Le pays, présenté comme l’un des plus stables d’Afrique, voit tout un pan de sa jeunesse tenter l’aventure vers l’Europe. Depuis le début des années 2000, ils partent par milliers via le désert, mais aussi à bord de pirogues immenses, pour un périple très périlleux vers les îles Canaries, premières terres européennes.
Après avoir évoqué la condition des jeunes migrants isolés en Gironde, Philippe Gagnebet a retracé la trajectoire migratoire de beaucoup d’entre eux. Point de départ : le Sénégal.
En rentrant « Dakar » sur un moteur de recherche, vous ne trouverez que des images de 4×4 vrombissants, sautant les dunes comme des chameaux mécaniques, ou celles de motos d’équilibristes roulant poignées ouvertes le long du lac Rose.
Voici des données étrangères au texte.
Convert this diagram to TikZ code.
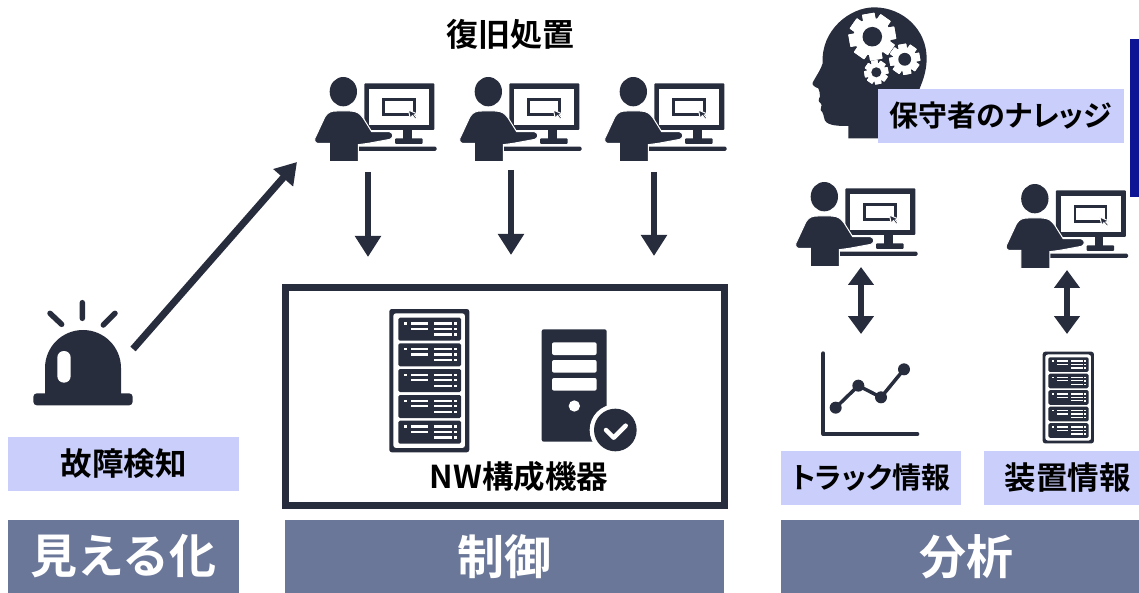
\documentclass[tikz,border=0pt]{standalone}
\usepackage{fontspec}
\setmainfont{Noto Sans CJK JP}[BoldFont={Noto Sans CJK JP Bold}]
\newfontfamily\tightcjk{Noto Sans CJK JP}[BoldFont={Noto Sans CJK JP Bold},RawFeature={+palt}]
\usetikzlibrary{arrows.meta}
\definecolor{icondark}{HTML}{272D3D}
\definecolor{labelblue}{HTML}{C9CEFA}
\definecolor{barblue}{HTML}{6B7799}
\definecolor{edgeblue}{HTML}{0D1594}
\tikzset{
	icon/.style={fill=icondark},
	hole/.style={fill=white},
	labelbox/.style={fill=labelblue,inner sep=0pt,font=\bfseries\fontsize{31.5}{32}\selectfont},
	titlebar/.style={fill=barblue,text=white,inner sep=0pt,minimum height=73pt,font=\bfseries\fontsize{47}{47}\selectfont},
	flow/.style={draw=icondark,line width=6pt,-{Triangle[length=21pt,width=25pt]}},
	both/.style={draw=icondark,line width=6pt,{Triangle[length=18pt,width=25pt]}-{Triangle[length=18pt,width=25pt]}},
	operator/.pic={
		\begin{scope}[scale=1/3]
		\fill[icon] (130,95) ellipse (41 and 44);
		\fill[icon,rounded corners=1pt] (193,70) rectangle (403,210);
		\fill[hole] (207,87) rectangle (388,195);
		\fill[icon] (247,115) rectangle (347,167);
		\fill[hole] (254,122) rectangle (340,160);
		\fill[icon,draw=white,line width=1pt] (325,150) -- (352,162) -- (343,165) -- (352,175) -- (346,177) -- (337,167) -- (331,175) -- cycle;
		\fill[icon] (310,205) rectangle (335,240);
		\fill[icon,rounded corners=1pt] (285,235) rectangle (368,252);
		\fill[icon,rounded corners=1.5pt] (170,260) rectangle (410,273);
		\fill[icon,draw=white,line width=1pt] (88,305) -- (88,250) -- (52,250) .. controls (42,248) and (42,235) .. (48,228) -- (75,170) .. controls (85,155) and (95,153) .. (110,153) -- (150,153) .. controls (170,153) and (180,160) .. (190,175) -- (215,215) -- (268,215) .. controls (280,218) and (283,232) .. (270,238) -- (205,250) -- (175,254) -- (175,305) -- cycle;
		\end{scope}
	},
	rack/.pic={
		\fill[icon,rounded corners=2.5pt,even odd rule] (0,0) rectangle (80,143.3) (4,4.3) rectangle (75.7,139);
		\foreach \y in {8.7,34.3,60,86,111.7} {
			\fill[icon,rounded corners=1.5pt] (9,\y) rectangle (71.7,\y+23);
			\fill[hole] (15,\y+4.7) rectangle (18,\y+7);
			\foreach \ya in {4.7,10} \fill[hole] (21.7,\y+\ya) rectangle (39,\y+\ya+2.2);
			\foreach \ya in {4.7,10,15.6} {
				\fill[hole] (44.7,\y+\ya) rectangle (62.3,\y+\ya+2.2);
				\fill[hole] (64.7,\y+\ya) rectangle (67.3,\y+\ya+2.4);
			}
		}
	},
	tower/.pic={
		\begin{scope}[scale=1/3]
		\fill[icon,rounded corners=2pt] (515,118) rectangle (710,455);
		\foreach \y in {157,210,264} \fill[hole,rounded corners=2pt] (546,\y) rectangle (680,\y+38);
		\fill[hole] (613,348) circle (17);
		\fill[hole] (736,420) circle (77);
		\fill[icon] (736,420) circle (64);
		\draw[white,line width=4.5pt,line cap=round,line join=round] (708,420) -- (731,443) -- (767,407);
		\end{scope}
	},
	alarm/.pic={
		\begin{scope}[scale=1/3]
		\fill[icon] (75,320) -- (75,234) arc[start angle=180,end angle=0,x radius=114,y radius=-114] -- (303,320) -- cycle;
		\fill[icon,rounded corners=3.5pt] (40,310) rectangle (338,346);
		\fill[hole,rounded corners=6.5pt] (112,183) rectangle (152,278);
		\draw[icondark,line width=5.5pt,line cap=round] (187,38) -- (187,85) (90,70) -- (125,103) (285,70) -- (250,105);
		\end{scope}
	},
	chart/.pic={
		\begin{scope}[scale=1/3]
		\draw[icondark,line width=4pt,line cap=round,line join=round] (70,40) -- (70,282) -- (352,282);
		\draw[icondark,line width=3.5pt] (107,203) -- (175,137) -- (243,172) -- (312,88);
		\foreach \xa/\ya in {107/203,175/137,243/172,312/88} \fill[icon] (\xa,\ya) circle (18);
		\end{scope}
	},
	cog/.pic={
		\foreach \a in {0,45,...,315} \fill[hole,rotate=\a+10,rounded corners=0.5pt] (-0.27,-1) rectangle (0.27,1);
		\fill[hole] (0,0) circle (0.8);
		\fill[icon] (0,0) circle (0.42);
	},
	brain/.pic={
		\begin{scope}[scale=1/3]
		\fill[icon] (145,415) -- (145,378) .. controls (120,378) and (85,378) .. (75,362) .. controls (70,350) and (72,340) .. (62,330) .. controls (58,322) and (70,318) .. (62,310) .. controls (54,305) and (55,298) .. (60,290) .. controls (58,280) and (60,272) .. (55,265) .. controls (45,262) and (35,255) .. (38,248) .. controls (50,225) and (62,210) .. (68,190) .. controls (62,90) and (150,22) .. (222,22) .. controls (310,22) and (380,90) .. (380,175) .. controls (380,230) and (355,270) .. (345,300) -- (345,415) -- cycle;
		\end{scope}
	}
}
\begin{document}
\begin{tikzpicture}[x=1pt,y=-1pt]
	\useasboundingbox (0,0) rectangle (1139,593);

	% icons
	\pic at (300,60) {operator};
	\pic at (445,60) {operator};
	\pic at (590,60) {operator};
	\pic at (781,165) {operator};
	\pic at (991.5,167) {operator};
	\pic at (20,290) {alarm};
	\pic at (800,0) {brain};
	\pic[scale=23.3] at (872.3,36.7) {cog};
	\pic[scale=15.3] at (904.7,59.3) {cog};
	\pic[scale=12] at (876.3,72.3) {cog};
	\pic at (800,340) {chart};
	\pic at (389.3,309) {rack};
	\pic[scale=0.64] at (1042.7,351.7) {rack};
	\pic at (370,290) {tower};

	% frame and edge
	\node (frame) at (505,396.5) [draw=icondark,line width=7pt,minimum width=439pt,minimum height=218pt,inner sep=0pt]{};
	\node (edge) at (1134.5,118) [fill=edgeblue,minimum width=9pt,minimum height=158pt,inner sep=0pt]{};

	% labels
	\node (restore) at (510.5,34) [font=\bfseries\fontsize{32}{32}\selectfont]{復旧処置};
	\node (nw) at (519,477) [font=\bfseries\fontsize{31.5}{32}\selectfont]{NW構成機器};
	\node (detect) at (123.5,464) [labelbox,minimum width=231pt,minimum height=54pt]{故障検知};
	\node (know) at (1001,116) [labelbox,font=\tightcjk\bfseries\fontsize{29}{29}\selectfont,minimum width=246pt,minimum height=54pt]{保守者のナレッジ};
	\node (track) at (871,478) [labelbox,font=\tightcjk\bfseries\fontsize{29}{29}\selectfont,minimum width=180pt,minimum height=54pt]{トラック情報};
	\node (device) at (1061.5,478) [labelbox,minimum width=155pt,minimum height=54pt]{\hspace{12pt}装置情報};
	\node (see) at (123.5,556.5) [titlebar,minimum width=231pt]{見える化};
	\node (control) at (504.5,556.5) [titlebar,minimum width=439pt]{制御};
	\node (analyze) at (960,556.5) [titlebar,minimum width=358pt]{\hspace{12pt}分析};

	% arrow ends
	\coordinate (alarmtip) at (133,349);
	\coordinate (optip) at (297,162);
	\coordinate (opa) at (368,172);
	\coordinate (nwa) at (368,257);
	\coordinate (opb) at (511,170);
	\coordinate (nwb) at (511,255);
	\coordinate (opc) at (654,172);
	\coordinate (nwc) at (654,256);
	\coordinate (opd) at (861,267);
	\coordinate (chartd) at (861,334);
	\coordinate (ope) at (1067,270);
	\coordinate (racke) at (1067,334);

	\draw[flow,line width=7pt] (alarmtip) -- (optip);
	\draw[flow] (opa) -- (nwa);
	\draw[flow] (opb) -- (nwb);
	\draw[flow] (opc) -- (nwc);
	\draw[both] (opd) -- (chartd);
	\draw[both] (ope) -- (racke);
\end{tikzpicture}
\end{document}
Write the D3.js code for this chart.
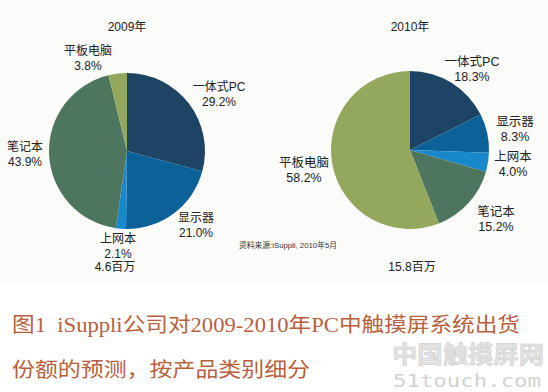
<!DOCTYPE html>
<html>
<head>
<meta charset="utf-8">
<script src="https://cdn.jsdelivr.net/npm/d3@7"></script>
<style>
  body { margin: 0; background: #fff; }
  svg { display: block; }
</style>
</head>
<body>
<svg width="548" height="392"></svg>
<script>
var svg = d3.select("svg");

var categories = ["一体式PC", "显示器", "上网本", "笔记本", "平板电脑"];
var values2009 = [29.2, 21.0, 2.1, 43.9, 3.8];
var values2010 = [18.3, 8.3, 4.0, 15.2, 58.2];
var colors = ["#1e4464", "#0b6198", "#1888cb", "#4e765f", "#93a85c"];

var pies = [
    { year: "2009年", total: "4.6百万", values: values2009, cx: 127, cy: 151, r: 78, size: 12,
      labels: [[219, 87], [196, 218], [118, 239], [25, 147], [88, 51]] },
    { year: "2010年", total: "15.8百万", values: values2010, cx: 410, cy: 150, r: 79, size: 12.5,
      labels: [[472, 62], [515, 122], [513, 157], [496, 212], [304, 163]] }
];

var font = "Liberation Sans, Arial, 'Noto Sans CJK SC', sans-serif";

// faint chart background
svg.append("rect").attr("x", 0).attr("y", 0).attr("width", 548).attr("height", 285)
    .attr("fill", "#fbfbf9");

var pie = d3.pie().sort(null).value(function(d){ return d; });
var arc = d3.arc().innerRadius(0);

pies.forEach(function(p){
    var g = svg.append("g").attr("transform", "translate(" + p.cx + "," + p.cy + ")");
    g.selectAll("path")
        .data(pie(p.values))
        .enter()
        .append("path")
        .attr("d", function(d){ return arc.outerRadius(p.r)(d); })
        .attr("fill", function(d, i){ return colors[i]; });

    svg.append("text")
        .attr("x", p.cx).attr("y", 31)
        .attr("text-anchor", "middle")
        .style("font-family", font).style("font-size", "12px").attr("fill", "#222")
        .text(p.year);

    svg.append("text")
        .attr("x", p.cx - 12 + (p.cx > 300 ? 14 : 0)).attr("y", 271)
        .attr("text-anchor", "middle")
        .style("font-family", font).style("font-size", "12px").attr("fill", "#222")
        .text(p.total);

    p.labels.forEach(function(pos, i){
        var t = svg.append("text")
            .attr("text-anchor", "middle")
            .style("font-family", font).style("font-size", p.size + "px").attr("fill", "#222");
        t.append("tspan").attr("x", pos[0]).attr("y", pos[1] + 4).text(categories[i]);
        t.append("tspan").attr("x", pos[0]).attr("y", pos[1] + 19)
            .text(p.values[i].toFixed(1) + "%");
    });
});

svg.append("text")
    .attr("x", 239).attr("y", 248)
    .style("font-family", font).style("font-size", "8px").attr("fill", "#333")
    .attr("textLength", 98).attr("lengthAdjust", "spacingAndGlyphs")
    .text("资料来源:iSuppli, 2010年5月");

// caption
var capFont = "'Liberation Serif', 'Noto Sans CJK SC', serif";
svg.append("text")
    .attr("x", 12).attr("y", 332)
    .style("font-family", capFont).style("font-size", "20px").style("white-space", "pre")
    .attr("fill", "#b8603c")
    .attr("textLength", 508).attr("lengthAdjust", "spacingAndGlyphs")
    .text("图1  iSuppli公司对2009-2010年PC中触摸屏系统出货");
svg.append("text")
    .attr("x", 12).attr("y", 377)
    .style("font-family", capFont).style("font-size", "20px").attr("fill", "#b8603c")
    .attr("textLength", 298).attr("lengthAdjust", "spacingAndGlyphs")
    .text("份额的预测，按产品类别细分");

// watermark
svg.append("text")
    .attr("x", 392).attr("y", 363)
    .style("font-family", "'Noto Sans CJK SC', sans-serif").style("font-size", "24px")
    .style("font-weight", "bold")
    .attr("fill", "#e2e2e2").attr("stroke", "#cacaca").attr("stroke-width", 0.5)
    .attr("textLength", 152).attr("lengthAdjust", "spacingAndGlyphs")
    .text("中国触摸屏网");
svg.append("text")
    .attr("x", 393).attr("y", 387)
    .style("font-family", "'DejaVu Sans Mono', monospace").style("font-size", "17px")
    .attr("fill", "#d2d2d2")
    .attr("textLength", 148).attr("lengthAdjust", "spacingAndGlyphs")
    .text("51touch.com");
</script>
</body>
</html>
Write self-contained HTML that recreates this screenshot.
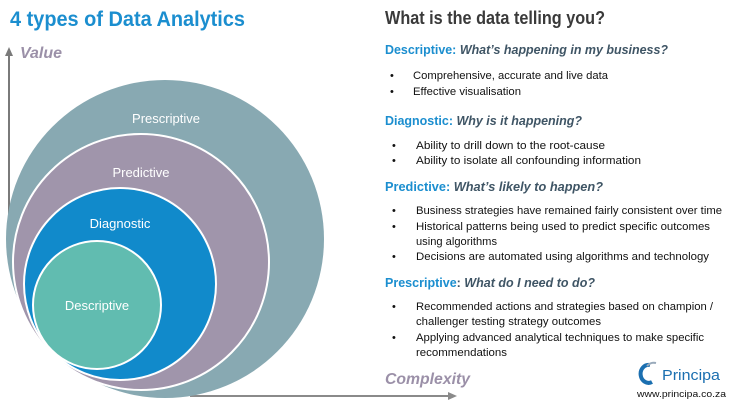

Ah ! Le bon vieux temps du « Paris-Dakar », cette course pour aventuriers aux poches pleines et à la tête remplie d’Afrique sauvage… qu’ils souillaient comme un vulgaire terrain de moto-cross. Des colons pétaradant, écrasant au passage quelques gosses dans les villages, en quête de sensations fortes, désireux de dompter le désert, un chronomètre implanté dans la tête. Qu’ont-ils vu de l’Afrique, en dehors des bivouacs trois étoiles et des paysages, effectivement à couper le souffle ? Nous survolions, confortablement installés dans nos fauteuils, cette terre de latérite, de sable, de brousse et de dunes à bord d’hélicoptères qui suivaient de haut les participants, sans jamais vraiment s’arrêter dans un village, si ce n’est le temps de reportages bien misérabilistes et pétris de coutumes bien ancrées dans nos imaginaires. L’Afrique sauvage, l’Afrique solidaire, les marabouts, le baobab sacré, les danses de transe, le fameux tam-tam…
Dakar, la capitale du Sénégal, est une ville portuaire bordée par l’océan Atlantique. Son quartier historique, la Médina, accueille la Grande Mosquée, qui se distingue par son imposant minaret. Le musée Théodore-Monod, lui, expose des objets culturels, des vêtements, des percussions, des sculptures et des outils. La vie nocturne dakaroise, animée, trouve son inspiration dans la musique locale, le mbalax… Presque une carte postale.

La réalité est évidemment bien plus dense : une population de 16 millions d’habitants à l’échelle nationale, soit le double d’il y a 20 ans ; une diversité ethnique, illustrée par la multitude de langues parlées sur le territoire — dont la plus connue est le Wolof ; un Islam soufiste qui tient à bout de prières la stabilité d’un pays à 95 % musulman.
Si le Sénégal accueille aussi de nombreux migrants, saisonniers ou non, qui travaillent principalement dans le secteur de la pêche, une forte communauté sénégalaise vit à l’extérieur du pays. En 2018, ils étaient plus de 530 000 à s’être expatriés à l’étranger. Cette diaspora représente une ressource essentielle pour le pays, à la fois économique et identitaire. Selon les chiffres de l’Office international des migrations (OIM), au début des années 2000, les transferts financiers représentaient entre 5 et 10 % du PIB, soit entre 300 et 500 millions d’euros annuels. En 2017, ces Sénégalais de l’étranger injectaient annuellement dans le pays plus de 2050 millions d’euros, soit 12,5 % du PIB. Une sorte de tradition de l’exode qui s’est accélérée avec fulgurance au début des années 2000. Alors que la moitié de la population vit dans les campagnes, en moins de 5 ans, elle est passée de 12 millions à 15 millions d’habitants. Les moins de 20 ans représentent 55 % de cette population, dont le taux de croissance annuel est de 3,8 %.